### DATA EXTRACT

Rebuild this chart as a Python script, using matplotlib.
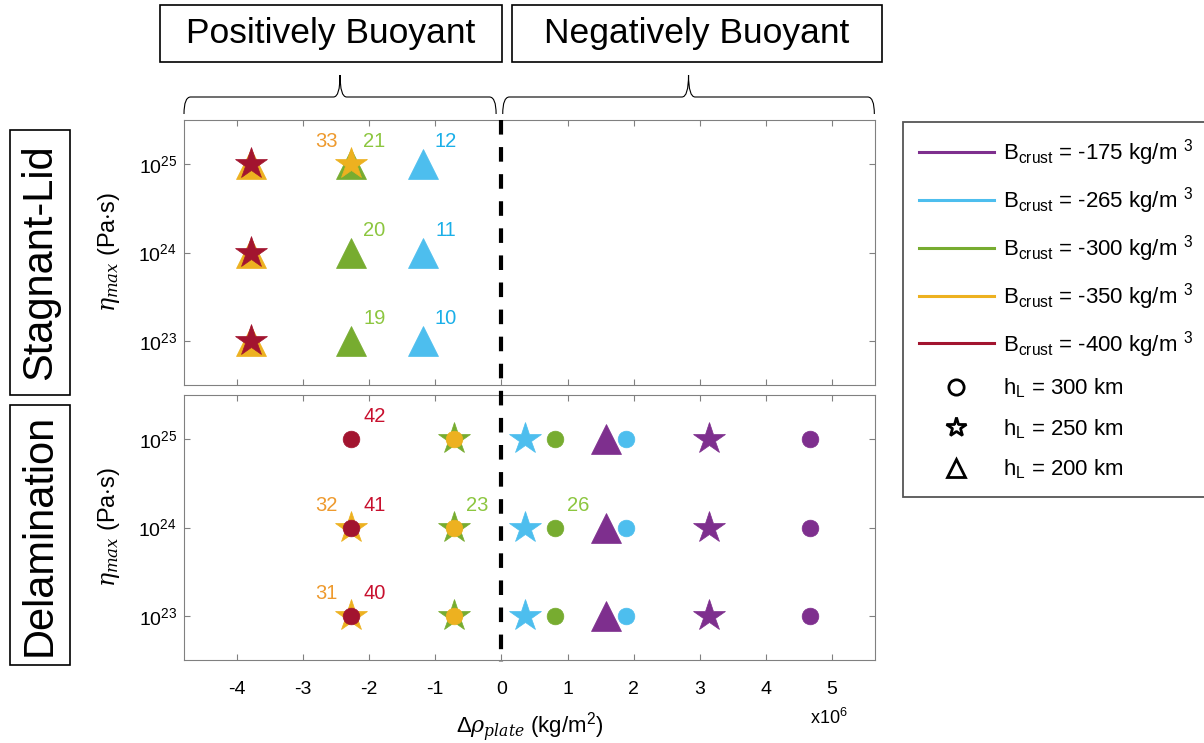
import matplotlib
matplotlib.use('Agg')
import matplotlib.pyplot as plt
from matplotlib.lines import Line2D
from matplotlib.patches import Rectangle, PathPatch
from matplotlib.path import Path
from matplotlib.ticker import NullLocator
from matplotlib import transforms

plt.rcParams['font.family'] = ['Liberation Sans', 'DejaVu Sans']
plt.rcParams['mathtext.fontset'] = 'custom'
plt.rcParams['mathtext.rm'] = 'Liberation Sans'
plt.rcParams['mathtext.it'] = 'DejaVu Serif:italic'
plt.rcParams['mathtext.bf'] = 'Liberation Sans:bold'
plt.rcParams['axes.unicode_minus'] = False

# crustal buoyancy classes (kg/m^3) and their colours
b_crust = [-175, -265, -300, -350, -400]
b_colors = ['#7E2F8E', '#4DBEEE', '#77AC30', '#EDB120', '#A2142F']
b_text_colors = ['#7E2F8E', '#1AAFE8', '#8CC63F', '#EE9A2E', '#C8102E']

# lithosphere thickness (km) and marker shapes
h_l = [300, 250, 200]
h_markers = ['o', '*', '^']
marker_size = {'o': 12, '*': 24, '^': 22}

eta = [1e23, 1e24, 1e25]

# stagnant-lid runs, drawn in this order (later on top)
lid_b = [-350, -400, -300, -350, -265]
lid_h = [200, 250, 200, 250, 200]
lid_drho = [-3.78, -3.78, -2.27, -2.27, -1.19]  # x1e6 kg/m^2
lid_eta = [eta, eta, eta, [1e25], eta]

lid_lab_series = [3, 2, 2, 2, 4, 4, 4]
lid_lab_eta = [1e25, 1e25, 1e24, 1e23, 1e25, 1e24, 1e23]
lid_lab_id = [33, 21, 20, 19, 12, 11, 10]
lid_lab_side = ['l', 'r', 'r', 'r', 'r', 'r', 'r']

# delamination runs
del_b = [-350, -400, -300, -350, -265, -300, -175, -265, -175, -175]
del_h = [250, 300, 250, 300, 250, 300, 200, 300, 250, 300]
del_drho = [-2.27, -2.27, -0.71, -0.71, 0.36, 0.81, 1.58, 1.89, 3.14, 4.66]
del_eta = [[1e23, 1e24], eta, eta, eta, eta, eta, eta, eta, eta, eta]

del_lab_series = [1, 1, 1, 0, 0, 2, 5]
del_lab_eta = [1e25, 1e24, 1e23, 1e24, 1e23, 1e24, 1e24]
del_lab_id = [42, 41, 40, 32, 31, 23, 26]
del_lab_side = ['r', 'r', 'r', 'l', 'l', 'r', 'r']

W, H = 1204, 743
fig = plt.figure(figsize=(W / 100, H / 100), dpi=100)


def px_rect(x0, y0, x1, y1):
    return [x0 / W, 1 - y1 / H, (x1 - x0) / W, (y1 - y0) / H]


ax_lid = fig.add_axes(px_rect(184, 120, 875, 385))
ax_del = fig.add_axes(px_rect(184, 395, 875, 660))

for ax in (ax_lid, ax_del):
    ax.set_yscale('log')
    ax.set_xlim(-4.8, 5.65)
    ax.set_ylim(10 ** 22.5, 10 ** 25.5)
    ax.set_xticks(range(-4, 6))
    ax.set_yticks(eta)
    ax.yaxis.set_minor_locator(NullLocator())
    ax.tick_params(direction='in', top=True, right=True, length=4,
                   color='#808080', labelsize=14)
    ax.tick_params(axis='x', pad=15)
    ax.tick_params(axis='y', pad=5)
    for s in ax.spines.values():
        s.set_color('#808080')
    ax.set_ylabel(r'$\eta_{max}$ (Pa$\cdot$s)', fontsize=17, labelpad=0)
    ax.yaxis.set_label_coords(-0.09, 0.5)
ax_lid.tick_params(labelbottom=False)
ax_del.set_xlabel(r'$\Delta\rho_{plate}$ (kg/m$^{2}$)', fontsize=16)
ax_del.xaxis.set_label_coords(0.5, -0.19)


def draw_runs(ax, bs, hs, xs, etas):
    for b, h, x, e in zip(bs, hs, xs, etas):
        c = b_colors[b_crust.index(b)]
        m = h_markers[h_l.index(h)]
        ax.plot([x] * len(e), e, ls='none', marker=m, ms=marker_size[m],
                color=c, mec=c, mew=0.5)


def label_runs(ax, bs, xs, series, etas, ids, sides):
    for s, e, n, side in zip(series, etas, ids, sides):
        c = b_text_colors[b_crust.index(bs[s])]
        dx = 16.5 if side == 'r' else -18
        ax.annotate(str(n), (xs[s], e), xytext=(dx, 16),
                    textcoords='offset points', ha='center', va='center',
                    color=c, fontsize=14.5)


draw_runs(ax_lid, lid_b, lid_h, lid_drho, lid_eta)
label_runs(ax_lid, lid_b, lid_drho, lid_lab_series, lid_lab_eta,
           lid_lab_id, lid_lab_side)
draw_runs(ax_del, del_b, del_h, del_drho, del_eta)
label_runs(ax_del, del_b, del_drho, del_lab_series, del_lab_eta,
           del_lab_id, del_lab_side)

fig.text(829 / W, 1 - 718 / H, 'x10$^{6}$', ha='center', va='center',
         fontsize=13)

# dashed zero line through both panels
trans = transforms.blended_transform_factory(ax_del.transData, fig.transFigure)
fig.add_artist(Line2D([0, 0], [1 - 120 / H, 1 - 662 / H], transform=trans,
                      color='k', lw=3, dashes=(3.5, 3)))


def brace(x0, x1, yb=114, ym=97, yt=75, dx=0.1):
    xm = (x0 + x1) / 2
    yb, ym, yt = 1 - yb / H, 1 - ym / H, 1 - yt / H
    verts = [(x0, yb), (x0, ym), (x0 + dx, ym), (xm - dx, ym),
             (xm, ym), (xm, yt), (xm, ym), (xm + dx, ym),
             (x1 - dx, ym), (x1, ym), (x1, yb)]
    codes = [Path.MOVETO, Path.CURVE3, Path.CURVE3, Path.LINETO,
             Path.CURVE3, Path.CURVE3, Path.CURVE3, Path.CURVE3,
             Path.LINETO, Path.CURVE3, Path.CURVE3]
    fig.add_artist(PathPatch(Path(verts, codes), transform=trans,
                             fill=False, ec='k', lw=0.8))


brace(-4.8, -0.08)
brace(0.02, 5.64)


def boxed_text(x0, y0, x1, y1, text, size, rot=0):
    fig.add_artist(Rectangle(px_rect(x0, y0, x1, y1)[:2],
                             (x1 - x0) / W, (y1 - y0) / H,
                             transform=fig.transFigure, fill=False,
                             ec='k', lw=1.2))
    fig.text((x0 + x1) / 2 / W, 1 - (y0 + y1) / 2 / H, text, ha='center',
             va='center', fontsize=size, rotation=rot)


boxed_text(160, 5, 502, 62, 'Positively Buoyant', 25.5)
boxed_text(512, 5, 882, 62, 'Negatively Buoyant', 25.5)
boxed_text(10, 130, 70, 395, 'Stagnant-Lid', 30, 90)
boxed_text(10, 405, 70, 665, 'Delamination', 30, 90)

handles = [Line2D([], [], color=c, lw=2.2) for c in b_colors]
handles += [Line2D([], [], ls='none', marker=m, ms=s, mfc='white', mec='k',
                   mew=2, color='k')
            for m, s in zip(h_markers, [11, 15, 13])]
labels = [f'B$_{{\\mathrm{{crust}}}}$ = {b} kg/m $^{{3}}$' for b in b_crust]
labels += [f'h$_{{\\mathrm{{L}}}}$ = {h} km' for h in h_l]
leg = fig.legend(handles, labels, loc='upper left',
                 bbox_to_anchor=(903 / W, 1 - 122 / H), fontsize=16,
                 fancybox=False, edgecolor='#555555', framealpha=1,
                 handlelength=3.4, handletextpad=0.4, borderpad=0.7,
                 labelspacing=0.76, borderaxespad=0)
leg.get_frame().set_linewidth(1.3)

fig.savefig('out.png', dpi=100)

### TASK TO CARRY OUT
Exactly as they appear, print the lines of the listing above from its first line through the line that contains "plt.rcParams['axes.unicode_minus'] = False", minus the pictures.

### TASK RESPONSE
Rebuild this chart as a Python script, using matplotlib.
import matplotlib
matplotlib.use('Agg')
import matplotlib.pyplot as plt
from matplotlib.lines import Line2D
from matplotlib.patches import Rectangle, PathPatch
from matplotlib.path import Path
from matplotlib.ticker import NullLocator
from matplotlib import transforms

plt.rcParams['font.family'] = ['Liberation Sans', 'DejaVu Sans']
plt.rcParams['mathtext.fontset'] = 'custom'
plt.rcParams['mathtext.rm'] = 'Liberation Sans'
plt.rcParams['mathtext.it'] = 'DejaVu Serif:italic'
plt.rcParams['mathtext.bf'] = 'Liberation Sans:bold'
plt.rcParams['axes.unicode_minus'] = False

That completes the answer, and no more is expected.